Again, why do you think allowing someone to say "I don't believe in homosexuality / it is a sin." in a topic discussing matters of LGBT concern is in any form productive? Why are they allowed to spew something like that but I'm not allowed to defend my own right to exist? Because what you're saying is seriously coming off as this. Apparently this poster was "dogpiled"--and yet, I don't see this same concern being applied to people who are literally using a politician who inspires homophobic hunting parties as an example.

author=Liberty
That they're wrong or not isn't the issue in question. The issue is that they aren't harming you by not believing as long as they aren't trying to force you to believe (or disbelieve). Fair enough, if they're being assholes and going all "I don't believe in x and thus you don't matter." This was not the case. He stated his own personal opinion, as part of the discussion. There was no implied hate there, no looking down on people, just a difference of opinion.

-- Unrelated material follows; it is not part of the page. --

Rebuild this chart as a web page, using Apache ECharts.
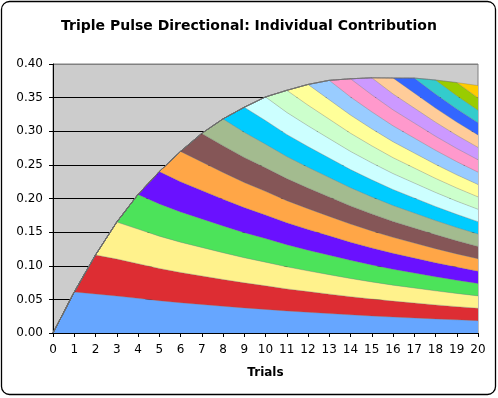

I don't think you understand what LGBT people experience if you really think saying what that poster said isn't supposed to construe as outright insulting.

author=Liberty
Not every single differing opinion is an attack, ffs. If the only people you talk to are those who believe exactly as you do, a shallow world it would be. There's a fucking huge difference between mentioning your own belief - without judgement or any secondary meaning - and deliberately trying to insult or demean people by using 'code'.

This isn't the same and that you're weighing LGBT existence to someone who is trolling a topic with "I think you existing is a sin." we have a definite incompatibility.

author=Liberty
Rabid attacking is pathetic on both sides. You are basically acting just like those you condemn for their hate.

Oh, "both sides". I suppose we do have an incompatibility, then.